Western Washington has been under attack from relentless snowfall, and our best defense is a shovel and bag of salt. Snow-covered sidewalks, like the roadways they border, have become a serious danger for people trying to travel.
Sidewalks are a necessary right-of-way and can be difficult for people, especially those with disabilities, to navigate when covered by snow and the ice hidden underneath. Don't bother waiting for the city to clear the cement walking paths because it's actually not their responsibility.
Homeowners are required to clear the sidewalks in front of their property. The rules may differ from city to city, but most echo the same truth: It's your job to clear the sidewalk in front of your home.
The Seattle Department of Transportation (SDOT) spells out the law clearly: "Property owners are responsible for maintaining the sidewalks adjacent to their property. They must make sure snow and ice does not pose a hazard to pedestrians."
Tacoma says residents are supposed to clear their sidewalks within 24 hours of snowfall.
Same goes for businesses -- both Seattle and Tacoma say private businesses must clear off their sidewalks.
First – pre-treat pavement with salt or brine before the snow starts. But if it’s too late for that - work smarter, not harder.
“Get out and scrape what you can. Might not get it all, but over a couple days you can work it down.

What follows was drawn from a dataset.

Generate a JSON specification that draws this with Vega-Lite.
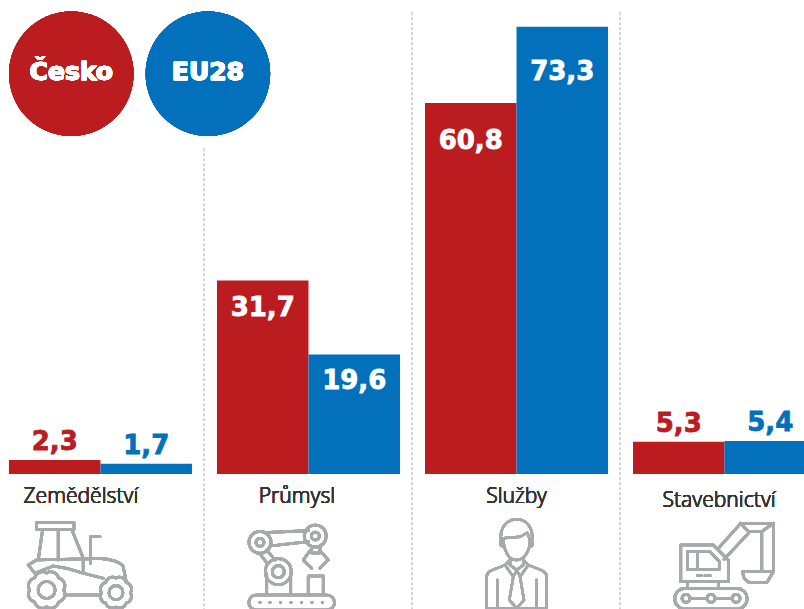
{"$schema":"https://vega.github.io/schema/vega-lite/v6.json","width":804,"height":609,"padding":0,"autosize":{"type":"none"},"background":"white","config":{"view":{"stroke":null},"locale":{"number":{"decimal":",","thousands":" ","grouping":[3],"currency":["","Kč"]}}},
"datasets":{"bars":[{"g":"Zemědělství","s":"Česko","v":2.3},{"g":"Zemědělství","s":"EU28","v":1.7},{"g":"Průmysl","s":"Česko","v":31.7},{"g":"Průmysl","s":"EU28","v":19.6},{"g":"Služby","s":"Česko","v":60.8},{"g":"Služby","s":"EU28","v":73.3},{"g":"Stavebnictví","s":"Česko","v":5.3},{"g":"Stavebnictví","s":"EU28","v":5.4}],
"rules":[{"g":"Průmysl","top":53.4},{"g":"Služby","top":75.7},{"g":"Stavebnictví","top":75.7}]},
"data":{"name":"bars"},
"encoding":{"x":{"field":"g","type":"nominal","axis":null,"scale":{"domain":["Zemědělství","Průmysl","Služby","Stavebnictví"],"range":[0,825],"paddingInner":0.1202,"paddingOuter":0.043}},
"y":{"field":"v","type":"quantitative","axis":null,"stack":null,"scale":{"domain":[-22.13,77.7],"nice":false,"zero":false}}},
"layer":[
{"data":{"name":"rules"},"mark":{"type":"rule","color":"#a9abae","strokeWidth":1,"strokeDash":[3,2]},"encoding":{"x":{"field":"g","type":"nominal","bandPosition":-0.071},"y":{"field":"top","type":"quantitative"},"y2":{"datum":-22.13}}},
{"mark":{"type":"bar"},"encoding":{"xOffset":{"field":"s","type":"nominal","scale":{"domain":["Česko","EU28"],"paddingInner":0,"paddingOuter":0}},"color":{"field":"s","type":"nominal","legend":null,"scale":{"domain":["Česko","EU28"],"range":["#bb1c20","#0270bb"]}}}},
{"transform":[{"filter":"datum.v<10"}],"mark":{"type":"text","font":"DejaVu Sans","fontWeight":"bold","fontSize":26,"baseline":"alphabetic","dy":-10,"strokeWidth":0.8},"encoding":{"xOffset":{"field":"s","type":"nominal"},"text":{"field":"v","type":"quantitative","format":".1f","formatType":"number"},"color":{"field":"s","type":"nominal"},"stroke":{"field":"s","type":"nominal","legend":null,"scale":{"domain":["Česko","EU28"],"range":["#bb1c20","#0270bb"]}}}},
{"transform":[{"filter":"datum.v>10 && datum.v<40"}],"mark":{"type":"text","font":"DejaVu Sans","fontWeight":"bold","fontSize":26,"baseline":"alphabetic","dy":35,"fill":"white","stroke":"white","strokeWidth":0.8},"encoding":{"xOffset":{"field":"s","type":"nominal"},"text":{"field":"v","type":"quantitative","format":".1f"}}},
{"transform":[{"filter":"datum.v>40 && datum.v<70"}],"mark":{"type":"text","font":"DejaVu Sans","fontWeight":"bold","fontSize":26,"baseline":"alphabetic","dy":46,"fill":"white","stroke":"white","strokeWidth":0.8},"encoding":{"xOffset":{"field":"s","type":"nominal"},"text":{"field":"v","type":"quantitative","format":".1f"}}},
{"transform":[{"filter":"datum.v>70"}],"mark":{"type":"text","font":"DejaVu Sans","fontWeight":"bold","fontSize":26,"baseline":"alphabetic","dy":53,"fill":"white","stroke":"white","strokeWidth":0.8},"encoding":{"xOffset":{"field":"s","type":"nominal"},"text":{"field":"v","type":"quantitative","format":".1f"}}},
{"mark":{"type":"point","filled":true,"opacity":1,"size":15500,"shape":"circle","color":"#bb1c20"},"encoding":{"x":{"datum":"Zemědělství","bandPosition":0.3405},"y":{"datum":65.6}}},
{"mark":{"type":"point","filled":true,"opacity":1,"size":15500,"shape":"circle","color":"#0270bb"},"encoding":{"x":{"datum":"Zemědělství","bandPosition":1.087},"y":{"datum":65.6}}},
{"mark":{"type":"text","text":"Česko","font":"DejaVu Sans","fontWeight":"bold","fontSize":25,"fill":"white","stroke":"white","strokeWidth":0.6,"baseline":"alphabetic","dy":6.5},"encoding":{"x":{"datum":"Zemědělství","bandPosition":0.3405},"y":{"datum":65.6}}},
{"mark":{"type":"text","text":"EU28","font":"DejaVu Sans","fontWeight":"bold","fontSize":25,"fill":"white","stroke":"white","strokeWidth":0.6,"baseline":"alphabetic","dy":6.5},"encoding":{"x":{"datum":"Zemědělství","bandPosition":1.087},"y":{"datum":65.6}}},
{"mark":{"type":"text","text":"Zemědělství","font":"Noto Sans","fontWeight":300,"fontSize":21,"color":"#333333","baseline":"alphabetic","dy":29},"encoding":{"x":{"datum":"Zemědělství","bandPosition":0.393},"y":{"datum":0}}},
{"mark":{"type":"text","text":"Průmysl","font":"Noto Sans","fontWeight":300,"fontSize":21,"color":"#333333","baseline":"alphabetic","dy":29},"encoding":{"x":{"datum":"Průmysl","bandPosition":0.437},"y":{"datum":0}}},
{"mark":{"type":"text","text":"Služby","font":"Noto Sans","fontWeight":300,"fontSize":21,"color":"#333333","baseline":"alphabetic","dy":29},"encoding":{"x":{"datum":"Služby","bandPosition":0.5},"y":{"datum":0}}},
{"mark":{"type":"text","text":"Stavebnictví","font":"Noto Sans","fontWeight":300,"fontSize":21,"color":"#333333","baseline":"alphabetic","dy":33},"encoding":{"x":{"datum":"Stavebnictví","bandPosition":0.47},"y":{"datum":0}}},
{"mark":{"type":"point","filled":false,"opacity":1,"size":4,"color":"#a7a9ac","strokeWidth":2.7,"strokeJoin":"round","strokeCap":"round","shape":"M-63.8 48.7H-26.5V55.3H-63.8ZM-57.8 55.3L-62.2 86M-28.8 55.3L-17.2 84.3M-42.2 55.3V86M-9.8 89.3V62.7H-0.5M-72.2 91L-63.8 86L-0.5 84.3C10 85 20 88 22.8 92.7L25.5 106M-72.2 91L-65.5 99.3L-47.2 92L-33.8 94.3L-17.2 99.3L2.8 104.3M-35.5 121H-0.5M-17.2 84.3V97.7M-36.8 116A8 8 0 0 1 -41.8 128A8 8 0 0 1 -53.8 133A8 8 0 0 1 -65.8 128A8 8 0 0 1 -70.8 116A8 8 0 0 1 -65.8 104A8 8 0 0 1 -53.8 99A8 8 0 0 1 -41.8 104A8 8 0 0 1 -36.8 116ZM-62.3 116A8.5 8.5 0 1 0 -45.3 116A8.5 8.5 0 1 0 -62.3 116ZM30 118.7A7 7 0 0 1 25.8 129A7 7 0 0 1 15.5 133.2A7 7 0 0 1 5.2 129A7 7 0 0 1 1 118.7A7 7 0 0 1 5.2 108.4A7 7 0 0 1 15.5 104.2A7 7 0 0 1 25.8 108.4A7 7 0 0 1 30 118.7ZM8.5 118.7A7 7 0 1 0 22.5 118.7A7 7 0 1 0 8.5 118.7Z"},"encoding":{"x":{"datum":"Zemědělství","bandPosition":0.5},"y":{"datum":0}}},
{"mark":{"type":"point","filled":false,"opacity":1,"size":4,"color":"#a7a9ac","strokeWidth":2.7,"strokeJoin":"round","strokeCap":"round","shape":"M-59.5 68.3A11 11 0 1 0 -37.5 68.3A11 11 0 1 0 -59.5 68.3ZM-52.5 68.3A4 4 0 1 0 -44.5 68.3A4 4 0 1 0 -52.5 68.3ZM-4.2 62A11 11 0 1 0 17.8 62A11 11 0 1 0 -4.2 62ZM2.8 62A4 4 0 1 0 10.8 62A4 4 0 1 0 2.8 62ZM-43.5 58.7L-0.2 56.7M-38.5 72L-0.2 67.7M-41.8 76L-33.5 86M-48.5 80L-41.2 89.3M-43.2 97.7A13 13 0 1 0 -17.2 97.7A13 13 0 1 0 -43.2 97.7ZM-36.2 97.7A6 6 0 1 0 -24.2 97.7A6 6 0 1 0 -36.2 97.7ZM-41.8 99.3V121M-17.8 99.3V121M-0.2 121V102H14.8V121M-52.2 121H18.5A7.5 7.5 0 0 1 18.5 136H-52.2A7.5 7.5 0 0 1 -52.2 121ZM3.2 72.7V79H11.5V72.7M1.5 76.7L-5.2 86L3.2 94.3M11.5 76.7L19.8 86L11.5 94.3M-48.5 128.3V128.6M-38.5 128.3V128.6M-27.8 128.3V128.6M-17.5 128.3V128.6M-6.8 128.3V128.6M3.5 128.3V128.6M14.2 128.3V128.6"},"encoding":{"x":{"datum":"Průmysl","bandPosition":0.5},"y":{"datum":0}}},
{"mark":{"type":"point","filled":false,"opacity":1,"size":4,"color":"#a7a9ac","strokeWidth":2.4,"strokeJoin":"round","strokeCap":"round","shape":"M-15.2 68C-18 52 -8 45.3 0.2 45.3C8 45.3 18 52 15.2 68M-13.2 64.3L3.5 62.7L10.8 58.7L13.5 66M-13.2 64.3C-13 75 -9 86 0.2 86C9 86 13.5 75 13.5 66M-14 66C-17 67 -17 72 -13 73M14 66C17 67 17 72 13.5 73M-6.5 84.3V91M6.8 84.3V91M-6.5 86L-11.5 91L-3.2 102.7L0.2 96L3.5 102.7L11.8 91L6.8 86M-6.5 91L0.2 96L6.8 91M-3.2 102.7L-7.2 126L0.2 134.3L7.5 126L3.5 102.7M-29.8 134.3V102.7C-29.8 96 -20 95 -11.5 91M30.2 134.3V102.7C30.2 96 20 95 11.8 91M-19.2 106V134.3M20.2 106V134.3M-29.8 134.3H30.2"},"encoding":{"x":{"datum":"Služby","bandPosition":0.5},"y":{"datum":0}}},
{"mark":{"type":"point","filled":false,"opacity":1,"size":4,"color":"#a7a9ac","strokeWidth":2.7,"strokeJoin":"round","strokeCap":"round","shape":"M-43.8 71H-11.2L3.8 86V107.7H-43.8ZM-37.2 77.7H-14.5L-5.2 87.7V95.3H-37.2ZM-27.2 77.7V95.3M-27.2 101.7H-22.8M-19.5 101.7H-14.5M-6.2 74.3L16.2 49.3H48.8V96M-0.5 85.3L23.8 59.3M16.2 49.3L23.8 57.7H37.2L48.8 49.3M37.2 57.7V96M18.2 97.7H48.8L42.2 108.7H27.2C22 108.7 18.2 104 18.2 97.7ZM-37.2 107.7V114.3M-6.2 107.7V114.3M-39.5 114.3H12.2A10.3 10.3 0 0 1 12.2 135H-39.5A10.3 10.3 0 0 1 -39.5 114.3ZM-42.5 124.3A4 4 0 1 0 -34.5 124.3A4 4 0 1 0 -42.5 124.3ZM-17.5 124.3A4 4 0 1 0 -9.5 124.3A4 4 0 1 0 -17.5 124.3ZM7.5 124.3A4 4 0 1 0 15.5 124.3A4 4 0 1 0 7.5 124.3ZM-34.5 124.3H-17.5M-9.5 124.3H7.5"},"encoding":{"x":{"datum":"Stavebnictví","bandPosition":0.5},"y":{"datum":0}}}
]}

Then once you get it cleared, do a final layer of chloride to keep it from refreezing overnight," Al Riedmann told KING 5, who owns Seattle Snow, a private snow and ice control company.
Riedmann recommended against putting only kitty litter or sand down on fully-frozen ice. If the ice is semi-melted, Riedmann said it's a different story.

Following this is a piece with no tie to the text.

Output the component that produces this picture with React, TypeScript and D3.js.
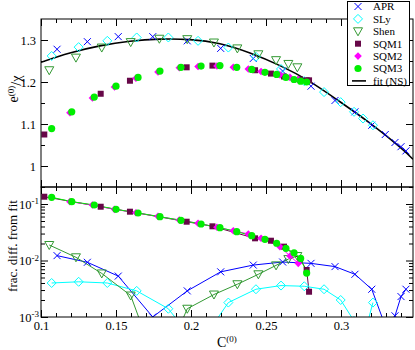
import React, { useRef, useEffect } from 'react';
import * as d3 from 'd3';

// fit (NS) curve, sampled off the figure
const fitC = [0.1, 0.1193, 0.1393, 0.1593, 0.1793, 0.1993, 0.2193, 0.2393, 0.2593, 0.2793, 0.2993, 0.3193, 0.3393, 0.348];
const fitE = [1.247, 1.269, 1.286, 1.297, 1.302, 1.301, 1.291, 1.269, 1.239, 1.201, 1.153, 1.102, 1.045, 1.016];

// APR
const aprC = [0.1107, 0.1309, 0.1515, 0.1745, 0.1975, 0.2198, 0.2415, 0.2611, 0.28, 0.296, 0.3093, 0.3205, 0.3295, 0.336, 0.34, 0.3433];
const aprE = [1.278, 1.296, 1.308, 1.308, 1.298, 1.28, 1.256, 1.226, 1.19, 1.156, 1.129, 1.097, 1.075, 1.056, 1.046, 1.036];
const aprD = [0.0122, 0.0093, 0.0053, 0.001, 0.0029, 0.0063, 0.0083, 0.0094, 0.0089, 0.0078, 0.0057, 0.0031, 0.0007, 0.00105, 0.0023, 0.0031];

// SLy
const slyC = [0.1071, 0.1251, 0.1442, 0.1638, 0.1849, 0.2047, 0.2249, 0.2433, 0.26, 0.2755, 0.2887, 0.2998, 0.3087, 0.3147, 0.3213];
const slyE = [1.262, 1.283, 1.298, 1.306, 1.306, 1.298, 1.282, 1.26, 1.231, 1.202, 1.176, 1.152, 1.129, 1.113, 1.097];
const slyD = [0.004, 0.0042, 0.004, 0.0029, 0.0014, 0.0003, 0.0018, 0.0031, 0.0036, 0.0035, 0.0031, 0.002, 0.00085, 0.0004, 0.0018];

// Shen
const shenC = [0.1055, 0.1233, 0.1405, 0.1598, 0.1789, 0.1975, 0.2153, 0.2309, 0.2449, 0.2567, 0.2649, 0.2709];
const shenE = [1.228, 1.258, 1.282, 1.295, 1.303, 1.302, 1.294, 1.28, 1.266, 1.252, 1.243, 1.235];
const shenD = [0.0188, 0.0114, 0.0059, 0.0024, 0.0001, 0.0014, 0.0025, 0.0038, 0.0057, 0.0082, 0.0106, 0.012];

// SQM1
const sqm1C = [0.1022, 0.1398, 0.1593, 0.1971, 0.2143, 0.2427, 0.2533, 0.262, 0.2727, 0.2771, 0.2787];
const sqm1E = [1.075, 1.172, 1.203, 1.235, 1.239, 1.228, 1.22, 1.213, 1.206, 1.204, 1.204];
const sqm1D = [0.1346, 0.0895, 0.0731, 0.0486, 0.0403, 0.0247, 0.0224, 0.0176, 0.0105, 0.0068, 0.0028];

// SQM2
const sqm2C = [0.1193, 0.1343, 0.149, 0.1633, 0.178, 0.1922, 0.2047, 0.2173, 0.2282, 0.2382, 0.2467, 0.2593, 0.266, 0.2715];
const sqm2E = [1.127, 1.162, 1.188, 1.209, 1.224, 1.234, 1.237, 1.238, 1.235, 1.231, 1.225, 1.217, 1.211, 1.205];
const sqm2D = [0.11, 0.096, 0.0805, 0.0701, 0.0605, 0.0521, 0.0456, 0.0387, 0.0337, 0.0295, 0.0247, 0.0175, 0.012, 0.0089];

// SQM3
const sqm3C = [0.1071, 0.1205, 0.1355, 0.15, 0.1647, 0.1793, 0.1933, 0.2067, 0.2193, 0.2305, 0.2405, 0.2493, 0.2571, 0.2633, 0.2687, 0.2731, 0.2771];
const sqm3E = [1.089, 1.129, 1.164, 1.19, 1.211, 1.226, 1.235, 1.238, 1.239, 1.235, 1.23, 1.223, 1.218, 1.211, 1.206, 1.202, 1.2];
const sqm3D = [0.1315, 0.11, 0.096, 0.0805, 0.0693, 0.0596, 0.0515, 0.0443, 0.0381, 0.0324, 0.0275, 0.0237, 0.0202, 0.0164, 0.0137, 0.0109, 0.006];

// ticks
const xMajor = [0.1, 0.15, 0.2, 0.25, 0.3];
const xMinor = [0.11, 0.12, 0.13, 0.14, 0.16, 0.17, 0.18, 0.19, 0.21, 0.22, 0.23, 0.24, 0.26, 0.27, 0.28, 0.29, 0.31, 0.32, 0.33, 0.34];
const yTopMajor = [1, 1.1, 1.2, 1.3];
const yTopMinor = [0.95, 1.05, 1.15, 1.25];
const yBotMajor = [0.001, 0.01, 0.1];
const yBotExp = ['-3', '-2', '-1'];

const series = [
  { name: 'APR', sym: 'x', color: '#0000ff', C: aprC, E: aprE, D: aprD },
  { name: 'SLy', sym: 'diamond', color: '#00ffff', C: slyC, E: slyE, D: slyD },
  { name: 'Shen', sym: 'tri', color: '#339933', C: shenC, E: shenE, D: shenD },
  { name: 'SQM1', sym: 'square', color: '#670748', C: sqm1C, E: sqm1E, D: sqm1D },
  { name: 'SQM2', sym: 'fdiamond', color: '#ff00ff', C: sqm2C, E: sqm2E, D: sqm2D },
  { name: 'SQM3', sym: 'circle', color: '#00ee00', C: sqm3C, E: sqm3E, D: sqm3D },
];

const symPath: Record<string, string> = {
  x: 'M-3.5,-3.5L3.5,3.5M-3.5,3.5L3.5,-3.5',
  diamond: 'M0,-4.5L4.5,0L0,4.5L-4.5,0Z',
  tri: 'M-4.5,-3.5L4.5,-3.5L0,4.5Z',
  square: 'M-3,-3H3V3H-3Z',
  fdiamond: 'M0,-3.8L3.8,0L0,3.8L-3.8,0Z',
};
const filled = (s: string) => s === 'square' || s === 'fdiamond' || s === 'circle';

const drawSym = (g: any, sym: string, color: string) => {
  if (sym === 'circle') {
    g.append('circle').attr('r', 3.6).attr('fill', color);
  } else {
    g.append('path')
      .attr('d', symPath[sym])
      .attr('fill', filled(sym) ? color : 'none')
      .attr('stroke', color)
      .attr('stroke-width', filled(sym) ? 0 : 1);
  }
};

const App = () => {
  const svgRef = useRef<SVGSVGElement>(null);

  useEffect(() => {
    const svg = d3.select(svgRef.current);
    svg.selectAll('*').remove();
    const font = "'Liberation Serif', 'Times New Roman', serif";

    const left = 41, right = 413, top = 19, mid = 187, bottom = 317;
    const x = d3.scaleLinear().domain([0.1, 0.348]).range([left, right]);
    const yTop = d3.scaleLinear().domain([0.95, 1.35]).range([mid, top]);
    const yBot = d3.scaleLog().domain([1e-3, 0.2]).range([bottom, mid]);

    const defs = svg.append('defs');
    defs.append('clipPath').attr('id', 'clipTop').append('rect')
      .attr('x', left).attr('y', top).attr('width', right - left).attr('height', mid - top);
    defs.append('clipPath').attr('id', 'clipBot').append('rect')
      .attr('x', left).attr('y', mid).attr('width', right - left).attr('height', bottom - mid);

    svg.append('rect').attr('width', 415).attr('height', 350).attr('fill', '#fff');

    // top panel: fit + points
    const gTop = svg.append('g').attr('clip-path', 'url(#clipTop)');
    const fitLine = d3.line<number>()
      .x((_, i) => x(fitC[i]))
      .y(d => yTop(d))
      .curve(d3.curveNatural);
    gTop.append('path').datum(fitE)
      .attr('fill', 'none').attr('stroke', '#000').attr('stroke-width', 1.6)
      .attr('d', fitLine);

    series.forEach(s => {
      s.E.forEach((e, i) => {
        const g = gTop.append('g').attr('transform', `translate(${x(s.C[i])},${yTop(e)})`);
        drawSym(g, s.sym, s.color);
      });
    });

    // bottom panel: fractional differences
    const gBot = svg.append('g').attr('clip-path', 'url(#clipBot)');
    series.forEach(s => {
      const line = d3.line<number>()
        .x((_, i) => x(s.C[i]))
        .y(d => yBot(d));
      gBot.append('path').datum(s.D)
        .attr('fill', 'none').attr('stroke', s.color).attr('stroke-width', 1)
        .attr('d', line);
    });
    series.forEach(s => {
      s.D.forEach((d, i) => {
        const g = gBot.append('g').attr('transform', `translate(${x(s.C[i])},${yBot(d)})`);
        drawSym(g, s.sym, s.color);
      });
    });

    // axes (ticks pointing inward on every side)
    const put = (gen: any, tx: number, ty: number) => {
      const g = svg.append('g').attr('transform', `translate(${tx},${ty})`).call(gen);
      g.select('.domain').remove();
      g.selectAll('line').attr('stroke', '#000');
      g.attr('font-family', font).attr('font-size', 12.5);
      g.selectAll('text').attr('fill', '#000');
      return g;
    };
    const maj = 7, mnr = 4;
    const minorLog: number[] = [];
    yBotMajor.forEach(k => d3.range(2, 10).forEach(m => { if (k * m <= 0.2) minorLog.push(k * m); }));

    // top panel
    put(d3.axisTop(x).tickValues(xMajor).tickSize(-maj).tickFormat(() => ''), 0, top);
    put(d3.axisTop(x).tickValues(xMinor).tickSize(-mnr).tickFormat(() => ''), 0, top);
    put(d3.axisBottom(x).tickValues(xMajor).tickSize(-maj).tickFormat(() => ''), 0, mid);
    put(d3.axisBottom(x).tickValues(xMinor).tickSize(-mnr).tickFormat(() => ''), 0, mid);
    put(d3.axisLeft(yTop).tickValues(yTopMajor).tickSize(-maj).tickPadding(5).tickFormat((d: any) => String(d)), left, 0);
    put(d3.axisLeft(yTop).tickValues(yTopMinor).tickSize(-mnr).tickFormat(() => ''), left, 0);
    put(d3.axisRight(yTop).tickValues(yTopMajor).tickSize(-maj).tickFormat(() => ''), right, 0);
    put(d3.axisRight(yTop).tickValues(yTopMinor).tickSize(-mnr).tickFormat(() => ''), right, 0);

    // bottom panel
    put(d3.axisTop(x).tickValues(xMajor).tickSize(-maj).tickFormat(() => ''), 0, mid);
    put(d3.axisTop(x).tickValues(xMinor).tickSize(-mnr).tickFormat(() => ''), 0, mid);
    put(d3.axisBottom(x).tickValues(xMajor).tickSize(-maj).tickPadding(4).tickFormat((d: any) => String(d)), 0, bottom);
    put(d3.axisBottom(x).tickValues(xMinor).tickSize(-mnr).tickFormat(() => ''), 0, bottom);
    const gl = put(d3.axisLeft(yBot).tickValues(yBotMajor).tickSize(-maj).tickPadding(2).tickFormat(() => ''), left, 0);
    gl.selectAll('text').each(function (_: any, i: number) {
      const t = d3.select(this as SVGTextElement);
      t.append('tspan').text('10');
      t.append('tspan').attr('dy', '-0.45em').attr('font-size', 9).text(yBotExp[i]);
    });
    put(d3.axisLeft(yBot).tickValues(minorLog).tickSize(-mnr).tickFormat(() => ''), left, 0);
    put(d3.axisRight(yBot).tickValues(yBotMajor).tickSize(-maj).tickFormat(() => ''), right, 0);
    put(d3.axisRight(yBot).tickValues(minorLog).tickSize(-mnr).tickFormat(() => ''), right, 0);

    // frames
    svg.append('rect').attr('x', left).attr('y', top).attr('width', right - left).attr('height', mid - top)
      .attr('fill', 'none').attr('stroke', '#000').attr('stroke-width', 1);
    svg.append('rect').attr('x', left).attr('y', mid).attr('width', right - left).attr('height', bottom - mid)
      .attr('fill', 'none').attr('stroke', '#000').attr('stroke-width', 1);

    // axis titles
    const yl = svg.append('text').attr('transform', 'translate(18,89) rotate(-90)')
      .attr('text-anchor', 'middle').attr('font-family', font).attr('font-size', 14);
    yl.append('tspan').text('e');
    yl.append('tspan').attr('dy', '-0.5em').attr('font-size', 9).text('(0)');
    yl.append('tspan').attr('dy', '0.5em').text('/χ');

    svg.append('text').attr('transform', 'translate(17,246) rotate(-90)')
      .attr('text-anchor', 'middle').attr('font-family', font).attr('font-size', 13)
      .text('frac. diff. from fit');

    const xl = svg.append('text').attr('x', 217).attr('y', 347)
      .attr('font-family', font).attr('font-size', 14);
    xl.append('tspan').text('C');
    xl.append('tspan').attr('dy', '-0.55em').attr('font-size', 9).text('(0)');

    // legend
    const lg = svg.append('g');
    lg.append('rect').attr('x', 347.5).attr('y', 1.5).attr('width', 62).attr('height', 84)
      .attr('fill', '#fff').attr('stroke', '#000').attr('stroke-width', 1);
    const rowY = (i: number) => 6.5 + i * 12.4;
    series.forEach((s, i) => {
      const g = lg.append('g').attr('transform', `translate(358,${rowY(i)})`);
      drawSym(g, s.sym, s.color);
      lg.append('text').attr('x', 373).attr('y', rowY(i) + 3.8)
        .attr('font-family', font).attr('font-size', 11).text(s.name);
    });
    lg.append('line').attr('x1', 352).attr('x2', 366).attr('y1', rowY(6)).attr('y2', rowY(6))
      .attr('stroke', '#000').attr('stroke-width', 1.6);
    lg.append('text').attr('x', 373).attr('y', rowY(6) + 3.8)
      .attr('font-family', font).attr('font-size', 11).text('fit (NS)');
  }, []);

  return (
    <svg ref={svgRef} width={415} height={350}
      style={{ position: 'absolute', left: 0, top: 0, display: 'block' }} />
  );
};

export default App;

He also said when temperatures stay below freezing for several days, salted surfaces can refreeze. During a cold spell like this, he recommends mixing three parts grit – like sand or kitty litter – with one-part salt.
“So, you had frozen ice, you melted it, put a traction agent in it, then it refreezes, and you have a surface not dissimilar from our yard here,” he said. “So, you’re walking on sand and kitty litter.”
SDOT said if you notice a problem street or area, report it with the “Find It, Fix It” app. Officials also noted that it is property owners’ responsibility to “clear, clean, or repair the public right-of-way adjacent to their property,” but “we can still help to clear hazardous sidewalks which the property owner hasn’t taken care of.”
Residents living in a townhouse or condo community should check with their homeowner association to see who is responsible for clearing sidewalks.